- What you need to do
Copy out the records in full, word for word, without pictures.

▽

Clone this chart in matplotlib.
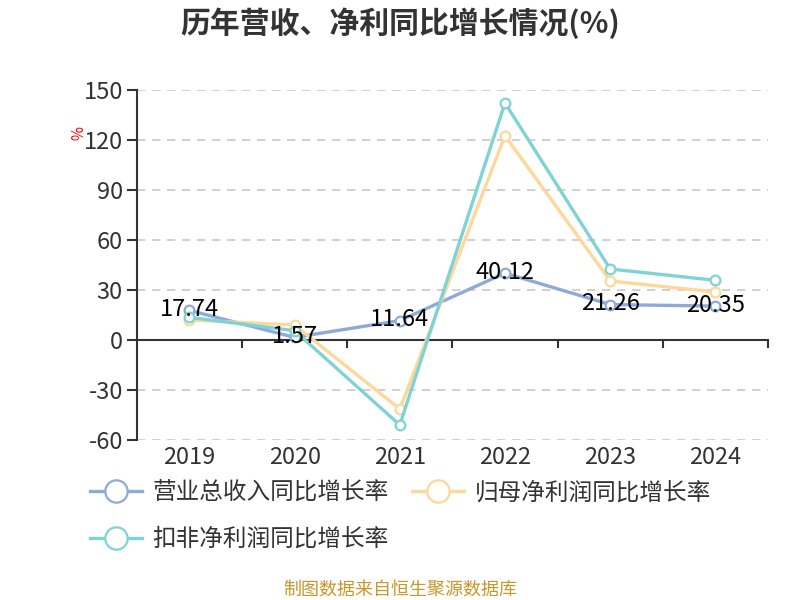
import numpy as np
import matplotlib.pyplot as plt

years = ['2019', '2020', '2021', '2022', '2023', '2024']
revenue = [17.74, 1.57, 11.64, 40.12, 21.26, 20.35]
parent_profit = [12.0, 9.0, -41.4, 122.6, 35.4, 28.8]
deducted_profit = [13.6, 5.6, -51.0, 142.2, 42.6, 35.8]
names = ['营业总收入同比增长率', '归母净利润同比增长率', '扣非净利润同比增长率']
colors = ['#8eaadb', '#fdd89b', '#7fd3d5']
yticks = [-60, -30, 0, 30, 60, 90, 120, 150]

plt.rcParams['font.family'] = ['Noto Sans CJK SC', 'DejaVu Sans']

fig = plt.figure(figsize=(8, 6), dpi=100)
ax = fig.add_axes([0.171, 0.2667, 0.789, 0.5833])

x = np.arange(len(years))
handles = []
for vals, c, n in zip([revenue, parent_profit, deducted_profit], colors, names):
    h, = ax.plot(x, vals, color=c, lw=2.4, marker='o', ms=7, mfc='white', mec=c, mew=1.6,
                 label=n, zorder=3)
    handles.append(h)

for xi, v in zip(x, revenue):
    ax.text(xi, v + 0.5, '%.2f' % v, ha='center', va='center', fontsize=17, color='black', zorder=4)

ax.set_xlim(-0.5, len(years) - 0.5)
ax.set_ylim(-60, 150)
ax.set_yticks(yticks)
ax.set_yticklabels([str(t) for t in yticks], fontsize=17, color='#333333')
for t in yticks:
    if t != 0:
        ax.axhline(t, color='#c8c8c8', lw=1.2, ls=(0, (5, 4)), zorder=1)
ax.axhline(0, color='#333333', lw=1.5, zorder=2)

# category boundary ticks on the zero line
for b in np.arange(0.5, len(years), 1.0):
    ax.plot([b, b], [0, -4.5], color='#333333', lw=1.5, clip_on=False, zorder=2)

ax.set_xticks(x)
ax.set_xticklabels(years, fontsize=17, color='#333333')
ax.tick_params(axis='x', length=0, pad=4)
ax.tick_params(axis='y', length=7, width=1.5, color='#333333', pad=3)
for s in ['top', 'right', 'bottom']:
    ax.spines[s].set_visible(False)
ax.spines['left'].set_color('#333333')
ax.spines['left'].set_linewidth(1.5)

ax.text(-0.1, 0.877, '%', transform=ax.transAxes, rotation=-90, color='red', fontsize=11,
        ha='center', va='center')

fig.text(0.5, 0.962, '历年营收、净利同比增长情况(%)', ha='center', va='center', fontsize=21.5,
         fontweight='bold', color='#333333')

leg = fig.legend([handles[0], handles[2], handles[1]], [names[0], names[2], names[1]],
                 loc='upper left', bbox_to_anchor=(0.1125, 0.198), ncol=2, frameon=False,
                 fontsize=17, handlelength=2.2, handletextpad=0.45, columnspacing=1.0,
                 labelspacing=1.0, markerscale=2.3, borderpad=0, borderaxespad=0)
for t in leg.get_texts():
    t.set_color('#333333')

fig.text(0.5, 0.017, '制图数据来自恒生聚源数据库', ha='center', va='center', fontsize=13,
         color='#c8962a')

fig.savefig('out.png', dpi=100)
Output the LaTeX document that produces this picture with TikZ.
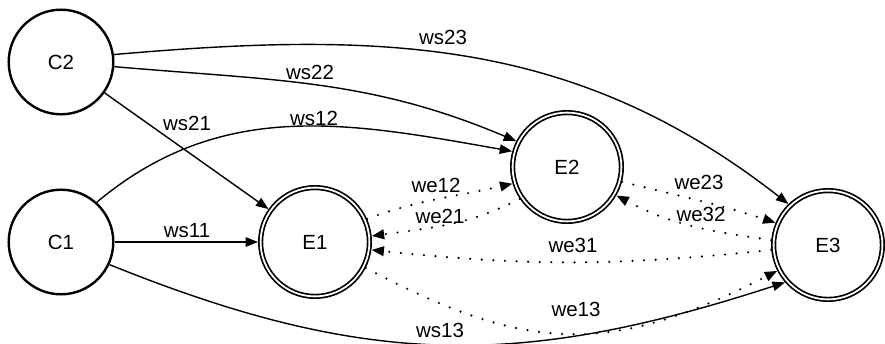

△

- The answer
Clone this chart in matplotlib.
import numpy as np
import matplotlib.pyplot as plt

years = ['2019', '2020', '2021', '2022', '2023', '2024']
revenue = [17.74, 1.57, 11.64, 40.12, 21.26, 20.35]
parent_profit = [12.0, 9.0, -41.4, 122.6, 35.4, 28.8]
deducted_profit = [13.6, 5.6, -51.0, 142.2, 42.6, 35.8]
names = ['营业总收入同比增长率', '归母净利润同比增长率', '扣非净利润同比增长率']
colors = ['#8eaadb', '#fdd89b', '#7fd3d5']
yticks = [-60, -30, 0, 30, 60, 90, 120, 150]

plt.rcParams['font.family'] = ['Noto Sans CJK SC', 'DejaVu Sans']

fig = plt.figure(figsize=(8, 6), dpi=100)
ax = fig.add_axes([0.171, 0.2667, 0.789, 0.5833])

x = np.arange(len(years))
handles = []
for vals, c, n in zip([revenue, parent_profit, deducted_profit], colors, names):
    h, = ax.plot(x, vals, color=c, lw=2.4, marker='o', ms=7, mfc='white', mec=c, mew=1.6,
                 label=n, zorder=3)
    handles.append(h)

for xi, v in zip(x, revenue):
    ax.text(xi, v + 0.5, '%.2f' % v, ha='center', va='center', fontsize=17, color='black', zorder=4)

ax.set_xlim(-0.5, len(years) - 0.5)
ax.set_ylim(-60, 150)
ax.set_yticks(yticks)
ax.set_yticklabels([str(t) for t in yticks], fontsize=17, color='#333333')
for t in yticks:
    if t != 0:
        ax.axhline(t, color='#c8c8c8', lw=1.2, ls=(0, (5, 4)), zorder=1)
ax.axhline(0, color='#333333', lw=1.5, zorder=2)

# category boundary ticks on the zero line
for b in np.arange(0.5, len(years), 1.0):
    ax.plot([b, b], [0, -4.5], color='#333333', lw=1.5, clip_on=False, zorder=2)

ax.set_xticks(x)
ax.set_xticklabels(years, fontsize=17, color='#333333')
ax.tick_params(axis='x', length=0, pad=4)
ax.tick_params(axis='y', length=7, width=1.5, color='#333333', pad=3)
for s in ['top', 'right', 'bottom']:
    ax.spines[s].set_visible(False)
ax.spines['left'].set_color('#333333')
ax.spines['left'].set_linewidth(1.5)

ax.text(-0.1, 0.877, '%', transform=ax.transAxes, rotation=-90, color='red', fontsize=11,
        ha='center', va='center')

fig.text(0.5, 0.962, '历年营收、净利同比增长情况(%)', ha='center', va='center', fontsize=21.5,
         fontweight='bold', color='#333333')

leg = fig.legend([handles[0], handles[2], handles[1]], [names[0], names[2], names[1]],
                 loc='upper left', bbox_to_anchor=(0.1125, 0.198), ncol=2, frameon=False,
                 fontsize=17, handlelength=2.2, handletextpad=0.45, columnspacing=1.0,
                 labelspacing=1.0, markerscale=2.3, borderpad=0, borderaxespad=0)
for t in leg.get_texts():
    t.set_color('#333333')

fig.text(0.5, 0.017, '制图数据来自恒生聚源数据库', ha='center', va='center', fontsize=13,
         color='#c8962a')

fig.savefig('out.png', dpi=100)
Output the LaTeX document that produces this picture with TikZ.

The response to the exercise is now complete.